Yay a fellow Montrealer!!

Just curious, what is the purple mat on the floor of his tank?
Just wondering because it looks supah cute!

Also, the problem with aquariums is that they have poor ventilation. Maybe you should drill some holes to the sides of the tank for extra air


----------



## Karine =^_^= (Nov 12, 2010)

Good idea shaelikestaquitos! It seems like we are quite a bunch of Montrealers here. I am curious: where did you and FiaSpice got your hedgie? I had to go up north to Montérégie to get mine. It gave me the perfect reason to travel!

I cut the little bear carpet into fleece fabric


----------



## PJM (May 7, 2010)

Welcome to HHC & Congratulatons on Ishaw! That is really a cute mat you made for him. 
He really is adorable.


----------



## FiaSpice (Jan 16, 2009)

Karine =^_^= said:


> Good idea shaelikestaquitos! It seems like we are quite a bunch of Montrealers here. I am curious: where did you and FiaSpice got your hedgie? I had to go up north to Montérégie to get mine. It gave me the perfect reason to travel!
> 
> I cut the little bear carpet into fleece fabric


My first one, Litchi came from a retired breeder in the South Shore (I can't remember the city) but she wasn't that great and I'm glad she'a not breeding anymore. Tangelo is from Sherbrooke SPCA. Thanks to Nancy who convinced me to take him in because she couldn't, I took in this little boy. We don't have really a lot of good breeder in the area and it's a bit sad to see some of breeder's website advertising unsafe/dangerous practice. That's one of the motive behein the wbesite I'm building at the moment: promoting better care of our "hérissons"

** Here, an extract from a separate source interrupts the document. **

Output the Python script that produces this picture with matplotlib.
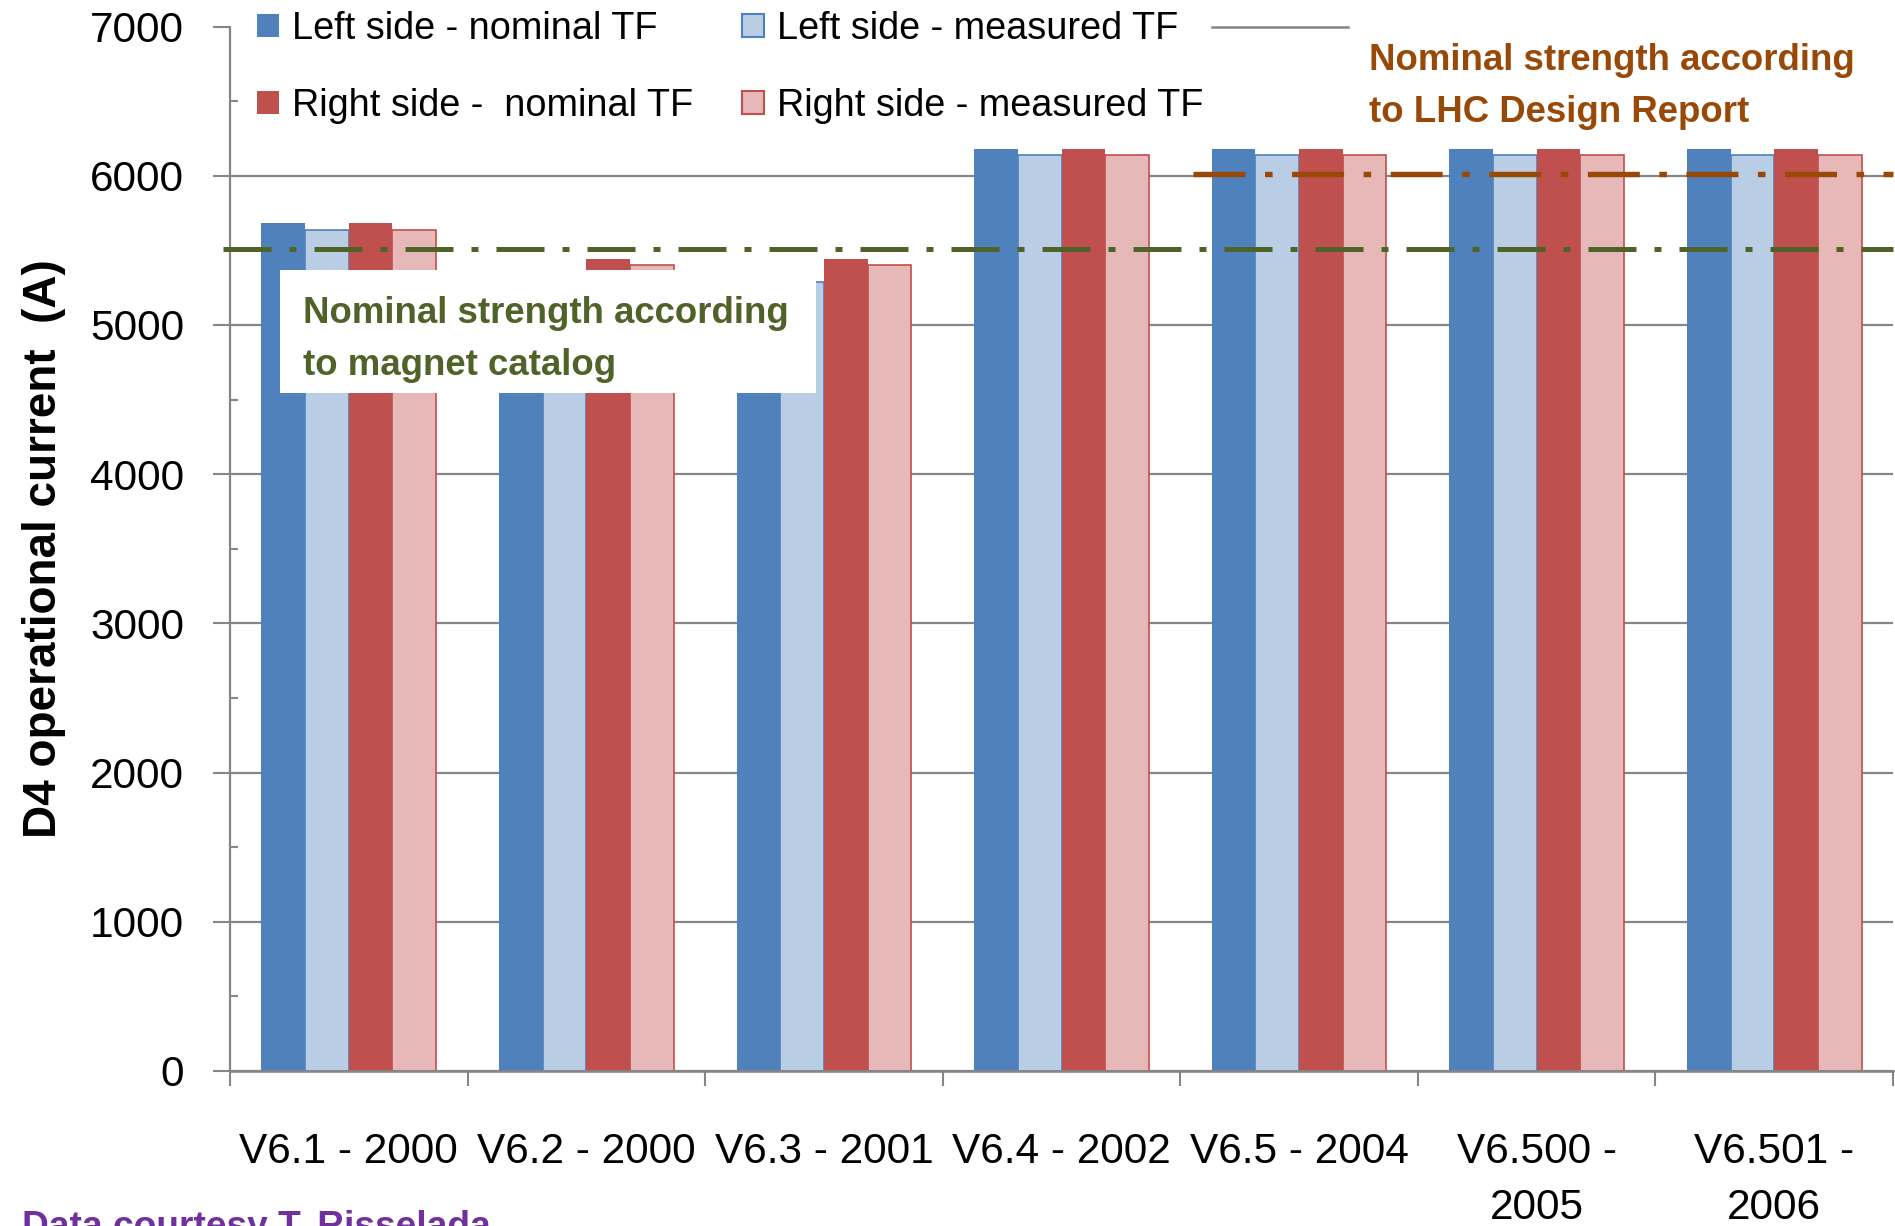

Oh and I fogot to say that Silent Spinner on their base can tip over, I've learned the hard way with a pissed of hedging in a wheel prison.


----------



## shaelikestaquitos (Feb 2, 2010)

Karine =^_^= said:


> I cut the little bear carpet into fleece fabric


That's so cuuuuute!
I want to do something like that for Kashi now 
Like a little place mat for around his food and water bowls


----------



## shetland (Sep 2, 2008)

He is soooooo beautiful! There is only one thing better than pictures of a hedgie............... and that is a spoiled hedgie!!!!!!!! And it looks like this little guy is well on his way to being spoiled!


----------



## krbshappy71 (Jul 17, 2009)

Love his coloring, I really like those dark hedgehogs. Congrats on your little one.


----------